◆ **Available records**

— BEGIN —

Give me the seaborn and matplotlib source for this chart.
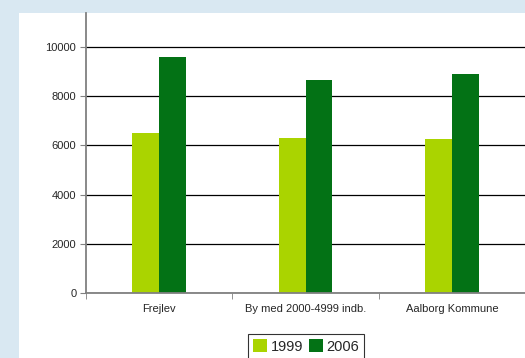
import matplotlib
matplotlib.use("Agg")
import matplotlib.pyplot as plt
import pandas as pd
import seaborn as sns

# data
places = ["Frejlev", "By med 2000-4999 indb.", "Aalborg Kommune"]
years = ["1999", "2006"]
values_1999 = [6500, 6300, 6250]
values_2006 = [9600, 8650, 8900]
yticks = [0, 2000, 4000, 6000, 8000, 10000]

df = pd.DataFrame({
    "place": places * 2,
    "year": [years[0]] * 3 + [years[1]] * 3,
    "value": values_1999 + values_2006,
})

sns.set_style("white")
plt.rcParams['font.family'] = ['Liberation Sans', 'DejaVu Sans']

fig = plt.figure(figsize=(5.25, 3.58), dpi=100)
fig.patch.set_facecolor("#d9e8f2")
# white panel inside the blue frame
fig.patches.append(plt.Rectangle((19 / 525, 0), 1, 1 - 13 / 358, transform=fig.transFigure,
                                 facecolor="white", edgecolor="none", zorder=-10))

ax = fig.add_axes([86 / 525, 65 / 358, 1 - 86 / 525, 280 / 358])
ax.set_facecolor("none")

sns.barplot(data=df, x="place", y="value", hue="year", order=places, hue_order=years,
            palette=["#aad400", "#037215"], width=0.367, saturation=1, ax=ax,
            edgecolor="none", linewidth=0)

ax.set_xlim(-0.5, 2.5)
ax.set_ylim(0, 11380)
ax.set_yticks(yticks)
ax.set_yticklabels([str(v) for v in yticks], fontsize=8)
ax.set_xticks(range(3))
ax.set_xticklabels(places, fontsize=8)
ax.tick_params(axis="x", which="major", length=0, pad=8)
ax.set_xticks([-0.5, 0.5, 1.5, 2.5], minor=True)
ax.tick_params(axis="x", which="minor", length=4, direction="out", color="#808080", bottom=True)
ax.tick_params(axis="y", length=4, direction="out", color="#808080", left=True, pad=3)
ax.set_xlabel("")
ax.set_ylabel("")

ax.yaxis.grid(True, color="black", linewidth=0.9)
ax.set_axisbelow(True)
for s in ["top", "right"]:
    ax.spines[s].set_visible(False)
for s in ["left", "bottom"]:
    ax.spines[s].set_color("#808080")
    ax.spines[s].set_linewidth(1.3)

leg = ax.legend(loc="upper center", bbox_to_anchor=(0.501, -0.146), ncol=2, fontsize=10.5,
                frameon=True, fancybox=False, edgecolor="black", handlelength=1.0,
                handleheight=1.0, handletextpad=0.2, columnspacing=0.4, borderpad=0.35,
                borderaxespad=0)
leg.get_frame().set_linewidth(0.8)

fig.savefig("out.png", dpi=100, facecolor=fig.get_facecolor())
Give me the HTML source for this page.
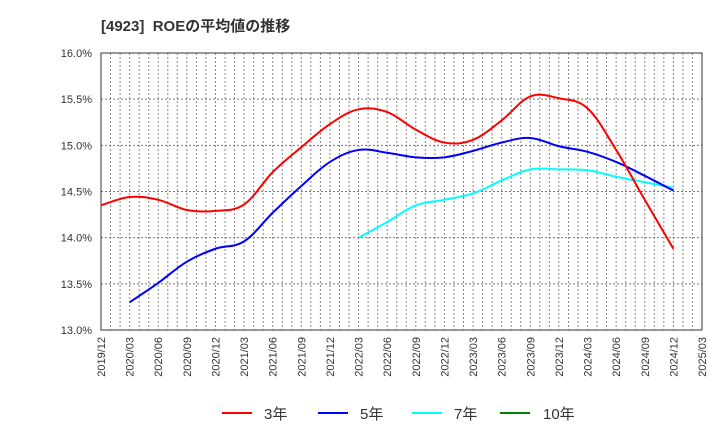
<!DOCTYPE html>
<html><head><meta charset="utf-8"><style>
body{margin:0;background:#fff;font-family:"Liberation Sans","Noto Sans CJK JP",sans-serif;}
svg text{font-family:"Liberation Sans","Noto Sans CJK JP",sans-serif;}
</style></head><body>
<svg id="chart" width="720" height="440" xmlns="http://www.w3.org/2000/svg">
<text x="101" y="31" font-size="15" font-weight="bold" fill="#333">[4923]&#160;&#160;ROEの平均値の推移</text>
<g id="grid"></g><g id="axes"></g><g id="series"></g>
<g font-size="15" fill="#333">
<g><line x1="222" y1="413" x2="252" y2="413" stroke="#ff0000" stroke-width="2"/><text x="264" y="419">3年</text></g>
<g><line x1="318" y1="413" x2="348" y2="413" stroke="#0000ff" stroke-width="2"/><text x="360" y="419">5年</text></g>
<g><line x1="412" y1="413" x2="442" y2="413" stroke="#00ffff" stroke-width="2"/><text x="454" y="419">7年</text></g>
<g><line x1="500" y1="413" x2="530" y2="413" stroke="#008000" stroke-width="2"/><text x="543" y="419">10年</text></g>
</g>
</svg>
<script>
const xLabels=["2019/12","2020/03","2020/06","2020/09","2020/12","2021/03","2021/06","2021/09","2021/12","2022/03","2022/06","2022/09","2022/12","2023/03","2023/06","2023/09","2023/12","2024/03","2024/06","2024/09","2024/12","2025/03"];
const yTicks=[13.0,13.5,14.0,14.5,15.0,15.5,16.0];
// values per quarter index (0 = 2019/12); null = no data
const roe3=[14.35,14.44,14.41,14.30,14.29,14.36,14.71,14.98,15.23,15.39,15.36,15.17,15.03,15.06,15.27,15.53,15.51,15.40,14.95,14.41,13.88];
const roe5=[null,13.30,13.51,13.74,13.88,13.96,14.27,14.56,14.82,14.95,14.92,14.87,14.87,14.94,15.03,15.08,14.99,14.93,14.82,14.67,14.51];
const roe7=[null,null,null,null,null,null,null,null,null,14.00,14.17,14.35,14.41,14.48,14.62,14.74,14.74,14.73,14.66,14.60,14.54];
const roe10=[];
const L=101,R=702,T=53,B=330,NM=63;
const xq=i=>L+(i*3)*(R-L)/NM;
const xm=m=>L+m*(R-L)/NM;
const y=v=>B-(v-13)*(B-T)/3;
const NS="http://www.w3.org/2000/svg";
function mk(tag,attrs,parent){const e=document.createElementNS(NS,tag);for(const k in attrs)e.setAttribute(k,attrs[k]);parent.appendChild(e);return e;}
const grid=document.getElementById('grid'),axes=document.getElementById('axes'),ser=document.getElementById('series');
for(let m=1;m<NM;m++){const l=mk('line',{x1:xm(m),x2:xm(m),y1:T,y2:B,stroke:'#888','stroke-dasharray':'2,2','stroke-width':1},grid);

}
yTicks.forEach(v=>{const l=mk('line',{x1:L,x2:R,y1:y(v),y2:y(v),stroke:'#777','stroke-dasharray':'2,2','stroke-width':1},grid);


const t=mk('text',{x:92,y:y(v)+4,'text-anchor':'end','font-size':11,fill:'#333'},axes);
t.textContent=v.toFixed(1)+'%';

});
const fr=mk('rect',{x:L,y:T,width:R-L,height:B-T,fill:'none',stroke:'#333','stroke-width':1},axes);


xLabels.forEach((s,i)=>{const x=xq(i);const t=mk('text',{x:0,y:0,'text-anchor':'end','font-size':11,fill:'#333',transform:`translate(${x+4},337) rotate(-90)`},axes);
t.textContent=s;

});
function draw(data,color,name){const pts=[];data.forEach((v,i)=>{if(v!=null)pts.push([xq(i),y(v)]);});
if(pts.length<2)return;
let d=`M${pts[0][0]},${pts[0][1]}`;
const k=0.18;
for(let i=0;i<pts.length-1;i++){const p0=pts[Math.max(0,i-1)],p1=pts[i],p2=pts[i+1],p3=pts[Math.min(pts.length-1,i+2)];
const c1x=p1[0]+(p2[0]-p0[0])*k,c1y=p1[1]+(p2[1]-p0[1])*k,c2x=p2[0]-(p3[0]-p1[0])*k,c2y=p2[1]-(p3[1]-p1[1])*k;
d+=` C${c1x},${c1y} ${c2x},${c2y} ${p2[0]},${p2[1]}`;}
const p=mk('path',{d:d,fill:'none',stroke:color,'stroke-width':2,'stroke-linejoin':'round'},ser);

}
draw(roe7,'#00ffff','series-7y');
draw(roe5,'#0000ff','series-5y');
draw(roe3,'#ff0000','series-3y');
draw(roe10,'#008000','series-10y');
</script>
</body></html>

— END —

◆ **Aim of the task**
Copy the whole of the material above exactly, but not its images.

◆ **Written solution**
Give me the seaborn and matplotlib source for this chart.
import matplotlib
matplotlib.use("Agg")
import matplotlib.pyplot as plt
import pandas as pd
import seaborn as sns

# data
places = ["Frejlev", "By med 2000-4999 indb.", "Aalborg Kommune"]
years = ["1999", "2006"]
values_1999 = [6500, 6300, 6250]
values_2006 = [9600, 8650, 8900]
yticks = [0, 2000, 4000, 6000, 8000, 10000]

df = pd.DataFrame({
    "place": places * 2,
    "year": [years[0]] * 3 + [years[1]] * 3,
    "value": values_1999 + values_2006,
})

sns.set_style("white")
plt.rcParams['font.family'] = ['Liberation Sans', 'DejaVu Sans']

fig = plt.figure(figsize=(5.25, 3.58), dpi=100)
fig.patch.set_facecolor("#d9e8f2")
# white panel inside the blue frame
fig.patches.append(plt.Rectangle((19 / 525, 0), 1, 1 - 13 / 358, transform=fig.transFigure,
                                 facecolor="white", edgecolor="none", zorder=-10))

ax = fig.add_axes([86 / 525, 65 / 358, 1 - 86 / 525, 280 / 358])
ax.set_facecolor("none")

sns.barplot(data=df, x="place", y="value", hue="year", order=places, hue_order=years,
            palette=["#aad400", "#037215"], width=0.367, saturation=1, ax=ax,
            edgecolor="none", linewidth=0)

ax.set_xlim(-0.5, 2.5)
ax.set_ylim(0, 11380)
ax.set_yticks(yticks)
ax.set_yticklabels([str(v) for v in yticks], fontsize=8)
ax.set_xticks(range(3))
ax.set_xticklabels(places, fontsize=8)
ax.tick_params(axis="x", which="major", length=0, pad=8)
ax.set_xticks([-0.5, 0.5, 1.5, 2.5], minor=True)
ax.tick_params(axis="x", which="minor", length=4, direction="out", color="#808080", bottom=True)
ax.tick_params(axis="y", length=4, direction="out", color="#808080", left=True, pad=3)
ax.set_xlabel("")
ax.set_ylabel("")

ax.yaxis.grid(True, color="black", linewidth=0.9)
ax.set_axisbelow(True)
for s in ["top", "right"]:
    ax.spines[s].set_visible(False)
for s in ["left", "bottom"]:
    ax.spines[s].set_color("#808080")
    ax.spines[s].set_linewidth(1.3)

leg = ax.legend(loc="upper center", bbox_to_anchor=(0.501, -0.146), ncol=2, fontsize=10.5,
                frameon=True, fancybox=False, edgecolor="black", handlelength=1.0,
                handleheight=1.0, handletextpad=0.2, columnspacing=0.4, borderpad=0.35,
                borderaxespad=0)
leg.get_frame().set_linewidth(0.8)

fig.savefig("out.png", dpi=100, facecolor=fig.get_facecolor())
Give me the HTML source for this page.
<!DOCTYPE html>
<html><head><meta charset="utf-8"><style>
body{margin:0;background:#fff;font-family:"Liberation Sans","Noto Sans CJK JP",sans-serif;}
svg text{font-family:"Liberation Sans","Noto Sans CJK JP",sans-serif;}
</style></head><body>
<svg id="chart" width="720" height="440" xmlns="http://www.w3.org/2000/svg">
<text x="101" y="31" font-size="15" font-weight="bold" fill="#333">[4923]&#160;&#160;ROEの平均値の推移</text>
<g id="grid"></g><g id="axes"></g><g id="series"></g>
<g font-size="15" fill="#333">
<g><line x1="222" y1="413" x2="252" y2="413" stroke="#ff0000" stroke-width="2"/><text x="264" y="419">3年</text></g>
<g><line x1="318" y1="413" x2="348" y2="413" stroke="#0000ff" stroke-width="2"/><text x="360" y="419">5年</text></g>
<g><line x1="412" y1="413" x2="442" y2="413" stroke="#00ffff" stroke-width="2"/><text x="454" y="419">7年</text></g>
<g><line x1="500" y1="413" x2="530" y2="413" stroke="#008000" stroke-width="2"/><text x="543" y="419">10年</text></g>
</g>
</svg>
<script>
const xLabels=["2019/12","2020/03","2020/06","2020/09","2020/12","2021/03","2021/06","2021/09","2021/12","2022/03","2022/06","2022/09","2022/12","2023/03","2023/06","2023/09","2023/12","2024/03","2024/06","2024/09","2024/12","2025/03"];
const yTicks=[13.0,13.5,14.0,14.5,15.0,15.5,16.0];
// values per quarter index (0 = 2019/12); null = no data
const roe3=[14.35,14.44,14.41,14.30,14.29,14.36,14.71,14.98,15.23,15.39,15.36,15.17,15.03,15.06,15.27,15.53,15.51,15.40,14.95,14.41,13.88];
const roe5=[null,13.30,13.51,13.74,13.88,13.96,14.27,14.56,14.82,14.95,14.92,14.87,14.87,14.94,15.03,15.08,14.99,14.93,14.82,14.67,14.51];
const roe7=[null,null,null,null,null,null,null,null,null,14.00,14.17,14.35,14.41,14.48,14.62,14.74,14.74,14.73,14.66,14.60,14.54];
const roe10=[];
const L=101,R=702,T=53,B=330,NM=63;
const xq=i=>L+(i*3)*(R-L)/NM;
const xm=m=>L+m*(R-L)/NM;
const y=v=>B-(v-13)*(B-T)/3;
const NS="http://www.w3.org/2000/svg";
function mk(tag,attrs,parent){const e=document.createElementNS(NS,tag);for(const k in attrs)e.setAttribute(k,attrs[k]);parent.appendChild(e);return e;}
const grid=document.getElementById('grid'),axes=document.getElementById('axes'),ser=document.getElementById('series');
for(let m=1;m<NM;m++){const l=mk('line',{x1:xm(m),x2:xm(m),y1:T,y2:B,stroke:'#888','stroke-dasharray':'2,2','stroke-width':1},grid);

}
yTicks.forEach(v=>{const l=mk('line',{x1:L,x2:R,y1:y(v),y2:y(v),stroke:'#777','stroke-dasharray':'2,2','stroke-width':1},grid);


const t=mk('text',{x:92,y:y(v)+4,'text-anchor':'end','font-size':11,fill:'#333'},axes);
t.textContent=v.toFixed(1)+'%';

});
const fr=mk('rect',{x:L,y:T,width:R-L,height:B-T,fill:'none',stroke:'#333','stroke-width':1},axes);


xLabels.forEach((s,i)=>{const x=xq(i);const t=mk('text',{x:0,y:0,'text-anchor':'end','font-size':11,fill:'#333',transform:`translate(${x+4},337) rotate(-90)`},axes);
t.textContent=s;

});
function draw(data,color,name){const pts=[];data.forEach((v,i)=>{if(v!=null)pts.push([xq(i),y(v)]);});
if(pts.length<2)return;
let d=`M${pts[0][0]},${pts[0][1]}`;
const k=0.18;
for(let i=0;i<pts.length-1;i++){const p0=pts[Math.max(0,i-1)],p1=pts[i],p2=pts[i+1],p3=pts[Math.min(pts.length-1,i+2)];
const c1x=p1[0]+(p2[0]-p0[0])*k,c1y=p1[1]+(p2[1]-p0[1])*k,c2x=p2[0]-(p3[0]-p1[0])*k,c2y=p2[1]-(p3[1]-p1[1])*k;
d+=` C${c1x},${c1y} ${c2x},${c2y} ${p2[0]},${p2[1]}`;}
const p=mk('path',{d:d,fill:'none',stroke:color,'stroke-width':2,'stroke-linejoin':'round'},ser);

}
draw(roe7,'#00ffff','series-7y');
draw(roe5,'#0000ff','series-5y');
draw(roe3,'#ff0000','series-3y');
draw(roe10,'#008000','series-10y');
</script>
</body></html>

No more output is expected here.